The Bank of Ireland (BOI) has unveiled its plans to launch an offshore Internet banking service for UK and Irish nationals living and working abroad.
Called Fsharp and based in the Isle of Man, customers will be able to track their bank accounts, transfer funds, set up standing orders and invest in offshore funds in multiple currencies from a single place.
When the bank launches on 4 September there will be Fsharp branded credit cards to allow easy access to funds.
To improve the services reliability, Fsharp is using two ISPs to run the service. Telecom Eireann will provide primary connection, with Manx Direct on standby in case of outage from Tenet. In addition to email contact, Fsharp has a 24 hour, seven days a week call centre.
The company conducted research to determine the need for such a service and found an overwhelming desire among expatriates to be able to conduct their finances at their convenience instead of being at the mercy of different time zones around the world.
“We found 50 per cent of ex pats using offshore banking are dissatisfied with their current service,” said Tony O’Shea, general manager of Fsharp. “They are a community of people that don’t feel well served by their offshore banks. They need more contact and a more convenient service.”
The market is a significant one, with the research discovering there are 10 million expatriates across the world. Fsharp decided to focus on the 1.7 million English speaking ones with at least £15,000 of assets to invest assets, representing combined estimated deposits of £25 billion.
“Expatriates are usually cash rich and need advise on what to do with their money ready for when they move back,” said O’Shea. Fsharp is also offering offshore funds from Mercury Asset Management and receive tax advise from KPMG.
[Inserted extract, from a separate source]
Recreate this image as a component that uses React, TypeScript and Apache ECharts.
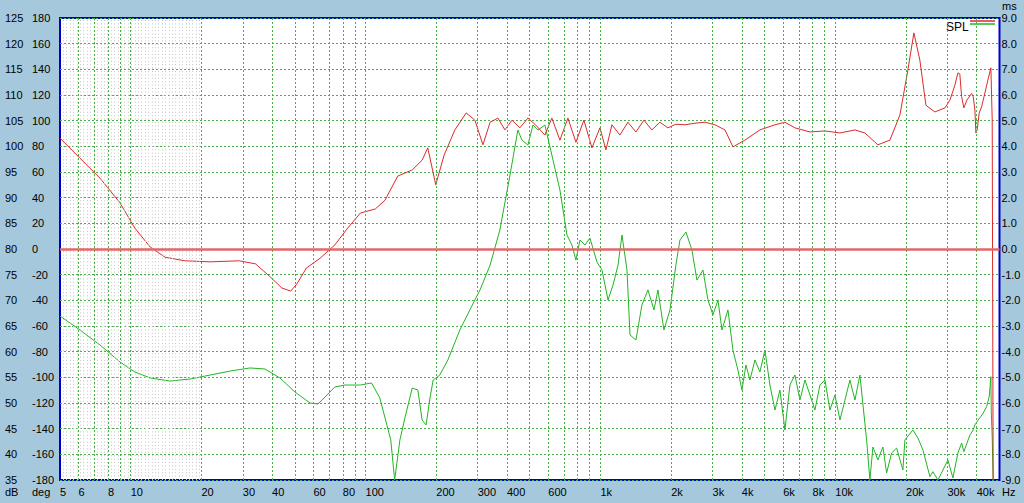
import React, { useEffect, useRef } from "react";
import * as echarts from "echarts";

const FONT = '"Liberation Sans", Arial, sans-serif';
const FS = 11;

// SPL (red), frequency in Hz and level in dB
const redFreq = [
  5, 6.08, 7.4, 9.0, 10.4, 12.1, 14, 17, 21.8, 29, 34, 39, 44, 48, 51, 56, 64, 74, 84, 95,
  110, 121, 137, 158, 174, 184, 199, 216, 240, 268, 292, 316, 339, 366, 392, 420, 454, 491, 526, 580,
  621, 672, 727, 786, 850, 920, 995, 1055, 1119, 1210, 1309, 1416, 1531, 1656, 1791, 1937, 2095, 2290, 2525, 2785,
  3070, 3390, 3665, 4120, 4775, 5535, 6100, 6730, 7800, 9035, 10465, 12120, 13365, 15175, 17070, 18835, 20370, 21600, 22905, 24305,
  26545, 29305, 30750, 32285, 33255, 33885, 34490, 35260, 36325, 38025, 38630, 39285, 39670, 40175, 40975, 41950, 43335, 44620, 45950, 46550,
  46980,
];
const redSpl = [
  101.6, 97.7, 93.8, 89.0, 84.1, 80.4, 78.4, 77.7, 77.5, 77.7, 77.1, 74.7, 72.4, 71.8, 73.2, 76.3, 78.2, 80.8, 84.1, 87.0,
  87.8, 89.5, 94.2, 95.4, 97.3, 99.7, 92.5, 98.3, 103.2, 106.5, 105.1, 100.3, 104.7, 105.5, 103.2, 105.1, 103.6, 105.5, 104.3, 102.2,
  105.5, 101.2, 105.5, 100.8, 105.1, 99.7, 103.6, 99.3, 104.2, 102.2, 104.7, 102.8, 105.1, 103.2, 104.7, 103.6, 104.3, 104.2, 104.5, 104.7,
  104.2, 103.2, 99.9, 101.2, 103.2, 104.2, 104.7, 103.6, 102.8, 103.0, 102.6, 103.2, 102.6, 100.3, 101.2, 106.1, 114.9, 122.1, 116.8, 108.0,
  106.7, 107.5, 109.0, 111.9, 114.3, 114.1, 109.7, 107.5, 109.0, 110.3, 109.7, 107.1, 102.6, 103.2, 106.5, 107.7, 110.4, 112.9, 115.3, 105.1,
  35,
];

// Phase (green), frequency in Hz and angle in degrees
const greenFreq = [
  5, 6.08, 7.4, 9.0, 10.4, 12.1, 14.7, 17.9, 21.8, 26.5, 32.2, 37.3, 43.2, 50, 58, 62.7, 67.2, 74, 81.7, 95,
  106, 115, 128, 133, 140, 147, 158, 167, 174, 181, 188, 194, 207, 224, 252, 278, 307, 339, 373, 412,
  445, 463, 491, 516, 542, 580, 621, 672, 720, 756, 786, 818, 859, 902, 966, 1015, 1077, 1131, 1188, 1235,
  1297, 1336, 1416, 1502, 1593, 1690, 1757, 1863, 1977, 2095, 2180, 2312, 2452, 2575, 2732, 2869, 3013, 3165, 3291, 3490,
  3665, 3848, 4003, 4163, 4329, 4547, 4775, 5015, 5266, 5535, 5809, 6100, 6408, 6730, 7068, 7423, 7800, 8187, 8597, 9035,
  9484, 9960, 10465, 10989, 11537, 12120, 12724, 13590, 14035, 14455, 15180, 15945, 16535, 17360, 18235, 19395, 19780, 21390, 22470, 23605,
  25275, 26030, 27340, 28715, 30150, 31665, 33255, 34490, 35260, 37410, 38630, 39285, 40575, 41550, 42625, 44065, 45200, 45830, 45950, 46140,
  46550, 46980,
];
const greenPhase = [
  -52.2, -63.1, -74.8, -88.0, -95.8, -100.5, -102.9, -101.3, -98.2, -95.1, -92.7, -93.5, -100.5, -111.4, -120.0, -120.8, -115.3, -107.5, -106.0, -106.0,
  -104.4, -116.1, -148.8, -180, -148.8, -131.7, -108.3, -109.9, -133.2, -137.1, -116.1, -102.1, -98.2, -86.5, -63.1, -47.5, -31.9, -12.5, 14.8, 57.7,
  92.7, 84.9, 81.0, 96.6, 92.7, 96.6, 73.2, 46.0, 10.9, 3.1, -8.6, 7.0, 3.1, 8.6, -10.1, -16.4, -39.7, -28.1, -12.5, 10.9,
  -16.4, -67.0, -70.9, -43.6, -31.9, -47.5, -31.9, -63.1, -47.5, -12.5, 7.0, 13.2, -0.8, -24.2, -16.4, -39.7, -51.4, -39.7, -63.1, -47.5,
  -78.7, -94.3, -109.9, -90.4, -102.1, -86.5, -95.8, -78.7, -106.0, -125.5, -109.9, -141.0, -106.0, -98.2, -117.7, -102.1, -113.8, -125.5, -106.0, -102.1,
  -125.5, -113.8, -133.2, -117.7, -102.1, -117.7, -98.2, -148.8, -180, -154.3, -164.4, -154.3, -174.5, -159, -155.1, -172.2, -148.8, -141, -147.3, -156.6,
  -177.4, -173.5, -180, -172.2, -164.4, -178.4, -159, -151.2, -157.9, -144.9, -141, -137.1, -133.2, -130.7, -127.8, -122.9, -115.1, -102.1, -99.5, -127.8,
  -146.3, -180,
];

// Axis tick labels
const xLabelFreqs = [5, 6, 8, 10, 20, 30, 40, 60, 80, 100, 200, 300, 400, 600, 1000, 2000, 3000, 4000, 6000, 8000, 10000, 20000, 30000, 40000];
const decades = [1, 10, 100, 1000, 10000];
const multipliers = [1, 2, 3, 4, 5, 6, 7, 8, 9];

const X_MIN = 5;
const X_MAX = 50000;

function fmtFreq(f: number): string {
  return f >= 1000 ? `${f / 1000}k` : `${f}`;
}

export default function App() {
  const ref = useRef<HTMLDivElement>(null);

  useEffect(() => {
    document.body.style.margin = "0";
    if (!ref.current) return;
    const chart = echarts.init(ref.current, null, { renderer: "svg" });

    const gridFreqs: number[] = [];
    decades.forEach((d) =>
      multipliers.forEach((m) => {
        const f = d * m;
        if (f > X_MIN && f < X_MAX) gridFreqs.push(f);
      })
    );

    // fine stipple decoration between 5 Hz and 20 Hz
    const stipple: number[] = [];
    for (let k = 1; k < 60; k++) {
      const f = X_MIN * Math.pow(10, (k * 3.4) / 234.9);
      if (f >= 19.7) break;
      stipple.push(f);
    }

    const markData: any[] = [];
    stipple.forEach((f) =>
      markData.push({
        xAxis: f,
        lineStyle: { color: "#c6c6c6", width: 1, type: [1, 2.4] },
      })
    );
    gridFreqs.forEach((f) =>
      markData.push({
        xAxis: f,
        lineStyle: { color: "#48b048", width: 1, type: [2, 2] },
      })
    );
    markData.push({
      yAxis: 80,
      lineStyle: { color: "#e06868", width: 2.5, type: "solid" },
    });

    const option: any = {
      animation: false,
      backgroundColor: "transparent",
      grid: {
        left: 60,
        right: 24.5,
        top: 18,
        bottom: 23,
        show: true,
        backgroundColor: "#ffffff",
        borderColor: "#0000cc",
        borderWidth: 2,
      },
      xAxis: {
        type: "log",
        logBase: 10,
        min: X_MIN,
        max: X_MAX,
        axisLine: { show: false },
        axisTick: { show: false },
        axisLabel: { show: false },
        splitLine: { show: false },
        minorSplitLine: { show: false },
      },
      yAxis: [
        {
          type: "value",
          min: 35,
          max: 125,
          interval: 5,
          position: "left",
          axisLine: { show: false },
          axisTick: { show: false },
          axisLabel: { align: "left", margin: 55, color: "#000", fontSize: FS, fontFamily: FONT },
          splitLine: { show: true, lineStyle: { color: "#48b048", width: 1, type: [2, 2] } },
        },
        {
          type: "value",
          min: -180,
          max: 180,
          interval: 20,
          position: "left",
          axisLine: { show: false },
          axisTick: { show: false },
          axisLabel: { align: "left", margin: 28, color: "#000", fontSize: FS, fontFamily: FONT },
          splitLine: { show: false },
        },
        {
          type: "value",
          min: -9,
          max: 9,
          interval: 1,
          position: "right",
          axisLine: { show: false },
          axisTick: { show: false },
          axisLabel: {
            align: "left",
            margin: 2,
            color: "#000",
            fontSize: FS,
            fontFamily: FONT,
            formatter: (v: number) => v.toFixed(1),
          },
          splitLine: { show: false },
        },
      ],
      series: [
        {
          type: "line",
          name: "grid",
          data: [],
          z: 1,
          silent: true,
          markLine: {
            silent: true,
            symbol: ["none", "none"],
            label: { show: false },
            animation: false,
            data: markData,
          },
        },
        {
          type: "line",
          name: "Phase",
          yAxisIndex: 1,
          data: greenFreq.map((f, i) => [f, greenPhase[i]]),
          showSymbol: false,
          symbol: "none",
          z: 3,
          lineStyle: { color: "#22b422", width: 1 },
        },
        {
          type: "line",
          name: "SPL",
          yAxisIndex: 0,
          data: redFreq.map((f, i) => [f, redSpl[i]]),
          showSymbol: false,
          symbol: "none",
          z: 4,
          lineStyle: { color: "#dc2a2a", width: 1 },
        },
      ],
    };

    chart.setOption(option);

    const textStyle = (text: string, align = "left") => ({
      text,
      fill: "#000",
      font: `${FS}px ${FONT}`,
      align,
      verticalAlign: "middle",
    });

    const graphics: any[] = [
      { type: "text", x: 5, y: 492, style: textStyle("dB") },
      { type: "text", x: 32, y: 492, style: textStyle("deg") },
      { type: "text", x: 1002, y: 492, style: textStyle("Hz") },
      { type: "text", x: 1002, y: 6, style: textStyle("ms") },
      { type: "text", x: 946, y: 27, style: { ...textStyle("SPL"), font: `12px ${FONT}` } },
      { type: "line", shape: { x1: 970, y1: 21, x2: 995, y2: 21 }, style: { stroke: "#dc2a2a", lineWidth: 1.5 } },
      { type: "line", shape: { x1: 970, y1: 24, x2: 995, y2: 24 }, style: { stroke: "#22b422", lineWidth: 1.5 } },
    ];
    xLabelFreqs.forEach((f) => {
      const px = chart.convertToPixel({ xAxisIndex: 0 }, f) as number;
      graphics.push({ type: "text", x: px, y: 492, style: textStyle(fmtFreq(f)) });
    });
    chart.setOption({ graphic: graphics });

    return () => chart.dispose();
  }, []);

  return (
    <div
      style={{
        position: "absolute",
        left: 0,
        top: 0,
        width: 1024,
        height: 503,
        background: "#a6c8dc",
      }}
    >
      <div ref={ref} style={{ width: 1024, height: 503 }} />
    </div>
  );
}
By giving such a wealthy market what they require from a banking service, Fsharp hopes to survive in the rapidly changing financial services industry. With expectations of 10,000 customers in the first year increasing to 50,000 in three years, it hopes to return a profit by 2002.
To help easily manage their finances, each customer is presented with a consolidated balance giving full details of the balances of all their accounts, and their funds, in any currency.
“The consolidated balance is a key benefit of Fsharp, no other bank does this,” said O’Shea. “People were telling us they wanted to know their net worth with us.”
The company said in the future it may extend its offerings to include mortgages and share dealing.
O’Shea emphasised the importance of running Fsharp as a completely separate business from the BOI, to allow it to develop its own culture away from the history and tradition of the banking industry.
"Banks and the Internet don’t go well together. Because of external regulation, banks have a cumbersome way of doing business. With Fsharp we want to break that cycle," he said.
However they haven’t done away with the BOI brand completely as O’Shea explained that expatriates are quite conservative and would only use a banking service they trust and so the BOI name was kept as an underwriter to give Fsharp prestige. Eventually the company expects Fsharp will be its own trust mark.
Fsharp said it has been careful to work with the industry’s regulators, as well as BOI’s own to ensure Fsharp will not become a haven for criminals wanting to launder money or evade taxes.